Dans un de nos premiers mails, Mathilde F. avait écrit un jour : “Tu sais, ils travaillent en autonomie et je passe de table en table. Peut-être qu’au bout de deux ou trois heures, tu ne trouveras pas ça très fort pour ton reportage. Ne t’en fais pas, si tu veux changer de sujet, je ne serai pas vexée.” C’est vrai que j’ai passé de longues heures à les regarder travailler mais jamais je n’ai voulu changer de sujet ! J’étais surtout frustrée de ne pas pouvoir venir davantage… Les retrouver six mois plus tard dans cet amphithéâtre de la Sorbonne dans lequel je n’étais moi-même jamais entrée a été un beau moment. Solennel, juste et simple à la fois.

Aller plus loin

En France, l’instruction est obligatoire jusqu’à 16 ans et cette loi concerne tous les mineurs qui sont sur le territoire. L’école publique a le devoir d’accueillir les élèves même s’ils ne parlent pas le français. Les classes d’UPE2A permettent de mettre en place un programme adapté à leur niveau. Entrée en matière est un exemple de manuel conçu spécialement pour cet apprentissage du français. En quelques mois, ces élèves doivent apprendre le vocabulaire de la vie de tous les jours et celui de l’enseignement.

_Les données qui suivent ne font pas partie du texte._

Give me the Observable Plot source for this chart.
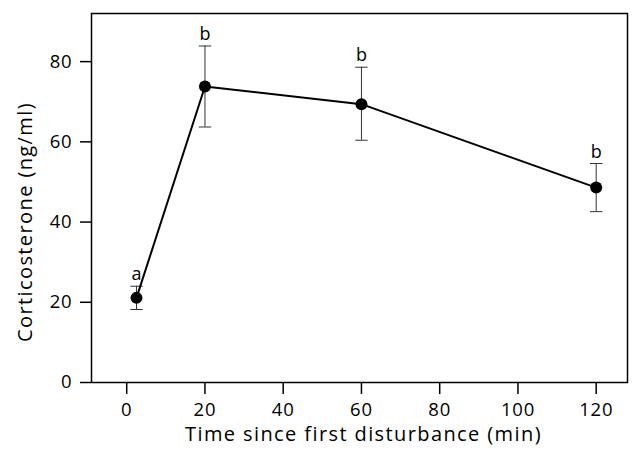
<!DOCTYPE html>
<html>
<head>
<meta charset="utf-8">
<script src="https://cdn.jsdelivr.net/npm/d3@7"></script>
<script src="https://cdn.jsdelivr.net/npm/@observablehq/plot@0.6"></script>
<style>
  body { margin: 0; background: #fff; }
</style>
</head>
<body>
<div id="chart"></div>
<script>
const times = [2.5, 20, 60, 120];
const means = [21.1, 73.8, 69.4, 48.6];
const lows = [18.2, 63.7, 60.4, 42.6];
const highs = [24.0, 83.9, 78.6, 54.6];
const letters = ["a", "b", "b", "b"];
const xTicks = [0, 20, 40, 60, 80, 100, 120];
const yTicks = [0, 20, 40, 60, 80];
const xLabel = "Time since first disturbance (min)";
const yLabel = "Corticosterone (ng/ml)";

const data = times.map((t, i) => ({t, m: means[i], lo: lows[i], hi: highs[i], g: letters[i]}));

const capSymbol = {
  draw(ctx, size) {
    const w = Math.sqrt(size);
    ctx.moveTo(-w, 0);
    ctx.lineTo(w, 0);
  }
};

const chart = Plot.plot({
  width: 632,
  height: 451,
  marginLeft: 91,
  marginRight: 5,
  marginTop: 13,
  marginBottom: 69,
  style: {fontFamily: "Open Sans, sans-serif", fontSize: "19px", color: "#000", background: "#fff"},
  x: {domain: [-9, 128]},
  y: {domain: [0, 92]},
  marks: [
    Plot.axisX({ticks: xTicks, tickSize: 12, tickPadding: 8, tickFormat: d => d, label: null, strokeWidth: 1.5, fontSize: 19}),
    Plot.axisY({ticks: yTicks, tickSize: 11, tickPadding: 8, tickFormat: d => d, label: null, strokeWidth: 1.5, fontSize: 19}),
    Plot.text([xLabel], {frameAnchor: "bottom", textAnchor: "middle", dx: 4, dy: 44, lineAnchor: "top", fontSize: 20, fill: "#000"}),
    Plot.text([yLabel], {frameAnchor: "left", textAnchor: "middle", dx: -66, dy: 24, rotate: -90, fontSize: 20, fill: "#000"}),
    Plot.ruleX(data, {x: "t", y1: "lo", y2: "hi", stroke: "#333", strokeWidth: 1}),
    Plot.dot(data, {x: "t", y: "lo", symbol: capSymbol, r: 3.5, stroke: "#333", strokeWidth: 1}),
    Plot.dot(data, {x: "t", y: "hi", symbol: capSymbol, r: 3.5, stroke: "#333", strokeWidth: 1}),
    Plot.line(data, {x: "t", y: "m", stroke: "#000", strokeWidth: 2}),
    Plot.dot(data, {x: "t", y: "m", r: 6, fill: "#000", stroke: "none"}),
    Plot.text(data, {x: "t", y: "hi", text: "g", lineAnchor: "bottom", dy: -6, fontSize: 18, fill: "#000"}),
    Plot.frame({stroke: "#000", strokeWidth: 1.5})
  ]
});
document.getElementById("chart").appendChild(chart);
d3.select(chart).selectAll("text").each(function() {
  const t = this.textContent;
  if (t === xLabel || t === yLabel) {
    this.style.letterSpacing = "1.4px";
    this.style.fontSize = "20px";
  } else if (/^\d+$/.test(t)) {
    this.style.fontSize = "18.5px";
    this.style.letterSpacing = "0.8px";
  }
});
</script>
</body>
</html>
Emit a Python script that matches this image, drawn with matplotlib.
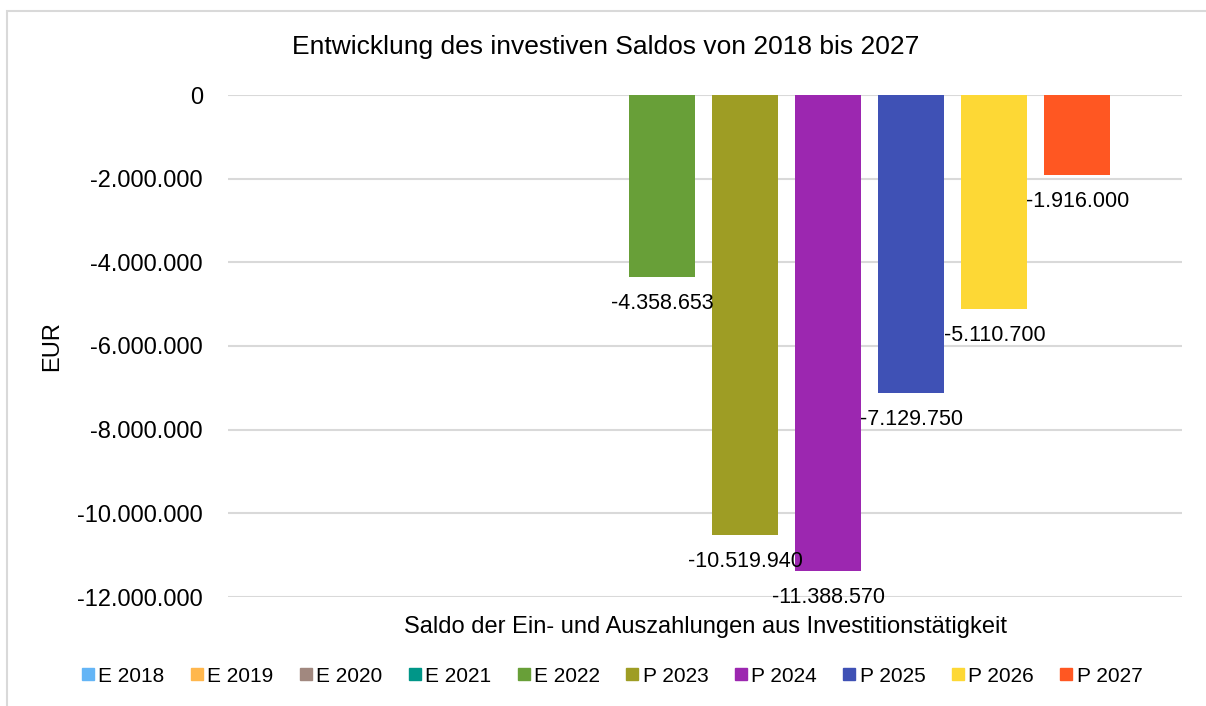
import numpy as np
import matplotlib
matplotlib.use("Agg")
import matplotlib.pyplot as plt
from matplotlib.ticker import FuncFormatter
from matplotlib.patches import Rectangle
from matplotlib.lines import Line2D

plt.rcParams['font.family'] = ['Liberation Sans', 'DejaVu Sans']

# Daten
series = ['E 2018', 'E 2019', 'E 2020', 'E 2021', 'E 2022',
          'P 2023', 'P 2024', 'P 2025', 'P 2026', 'P 2027']
values = [np.nan, np.nan, np.nan, np.nan, -4358653,
          -10519940, -11388570, -7129750, -5110700, -1916000]
colors = ['#64B5F6', '#FFB74D', '#A1887F', '#009688', '#689F38',
          '#9E9D24', '#9C27B0', '#3F51B5', '#FDD835', '#FF5722']
category = 'Saldo der Ein- und Auszahlungen aus Investitionstätigkeit'


def de_fmt(v):
    s = f"{abs(int(round(v))):,}".replace(',', '.')
    return ('-' if v < 0 else '') + s


fig = plt.figure(figsize=(12.06, 7.06), dpi=100)
# Rahmen
fig.patches.append(Rectangle((7 / 1206, -0.05), 1.1, 1 - 11 / 706 + 0.05,
                             transform=fig.transFigure, fill=False,
                             edgecolor='#d9d9d9', linewidth=1.5))

ax = fig.add_axes([228 / 1206, 1 - 597 / 706, (1182 - 228) / 1206, (597 - 95) / 706])

x = np.arange(len(series))
for i, (name, v, c) in enumerate(zip(series, values, colors)):
    ax.bar(x[i], 0 if np.isnan(v) else v, width=0.795, color=c, label=name, zorder=2)
    if not np.isnan(v):
        ax.annotate(de_fmt(v), (x[i], v), xytext=(0, -19), textcoords='offset points',
                    ha='center', va='center', fontsize=15.5, color='#000000', zorder=3)

ax.set_xlim(-1.23, 10.26)
ax.set_ylim(-12000000, 0)
ax.set_yticks(np.arange(-12000000, 1, 2000000))
ax.yaxis.set_major_formatter(FuncFormatter(lambda v, p: de_fmt(v)))
ax.set_xticks([])
ax.tick_params(axis='y', length=0, labelsize=17, pad=18)
ax.grid(axis='y', color='#d9d9d9', linewidth=1.5, zorder=0)
ax.set_axisbelow(True)
for s in ax.spines.values():
    s.set_visible(False)

ax.set_ylabel('EUR', fontsize=17)
ax.yaxis.set_label_coords(-0.173, 0.5)
ax.set_xlabel(category, fontsize=17, labelpad=14)

fig.text(0.502, 1 - 47 / 706, 'Entwicklung des investiven Saldos von 2018 bis 2027',
         ha='center', va='center', fontsize=19)

handles = [Line2D([], [], marker='s', linestyle='none', markersize=8,
                  markerfacecolor=c, markeredgecolor=c) for c in colors]
fig.legend(handles, series, loc='center', bbox_to_anchor=(612 / 1206, 1 - 676 / 706),
           ncol=10, frameon=False, fontsize=15, handlelength=0.6, handletextpad=0.2,
           columnspacing=1.25)

fig.savefig('out.png', dpi=100)
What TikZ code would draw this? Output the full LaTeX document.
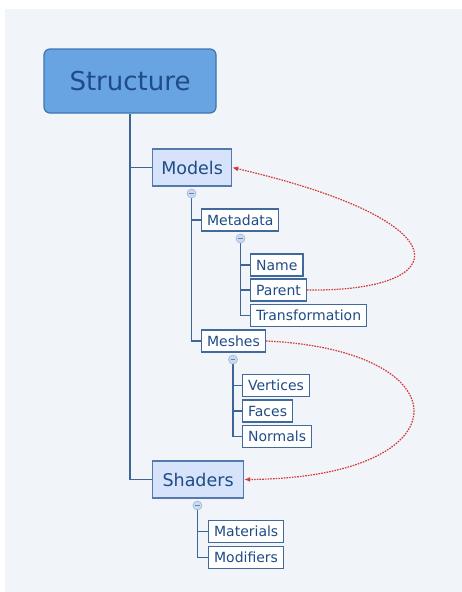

En 2016-2017, plus de 50 000 élèves allophones étaient scolarisés en France. L’académie de Paris comptait 1 616 élèves répartis dans 82 classes d’UPE2A en collège. Quatre-vingts pour cent de ces enfants sont arrivés en France avec leur famille et 20 % d’entre eux sont des “mineurs isolés”. Cela veut dire qu’ils sont en France seuls, sans adultes. Ceux-là sont pris en charge par des services sociaux spéciaux et hébergés en foyer. Ce sont en très grande majorité des garçons.

Quand une famille arrive en France et que les enfants doivent être scolarisés, ils s’inscrivent auprès de l’académie qui leur fait passer “un test de positionnement”. Ce test sert à évaluer leur niveau de compétence et leur niveau de français. C’est à ce moment-là qu’est décidé si l’élève peut intégrer le cursus “normal” ou s’il faut passer dans une UPE2A.

 

À lire, à voir

La Cour de Babel, réalisé par Julie Bertolucci (2014).

La réalisatrice de ce film documentaire a posé ses caméras pendant un an dans une classe de primo-arrivants du collège de la Grange-aux-Belles à Paris. Les scènes montrent leur apprentissage, le lien qui se tisse avec leur professeur, les passerelles qu’ils parviennent à établir entre leurs cultures et le pays qu’ils sont en train de découvrir. Une grande aventure entre les murs d’une classe.

Enfants d’ici, parents d’ailleurs. Histoire et Mémoire de l’exode rural et de l’immigration, de Carole Saturno, éd. Gallimard Jeunesse, 192 pages. C’est un livre sur l’histoire de l’immigration en France de façon plus générale. Chaque immigration est introduite par le récit d’un enfant d’aujourd’hui. Les explications et les textes de loi permettent de mieux comprendre les enjeux actuels. Un livre épais, complet, mais accessible.

Tous Français d’ailleurs, de Valentine Goby, éd. Casterman, 360 pages. L’auteure raconte l’immigration en France au travers de portraits d’enfants pour comprendre leur parcours et leur quotidien.

Les Inoubliables de Fanny Chartes, éd. l’Ècole des loisirs

Un beau roman racontant le chemin d’un groups d’élèves allophones qui ressemblent à ceux de la Salle 116. De l’humour, des destins, de l’émotion.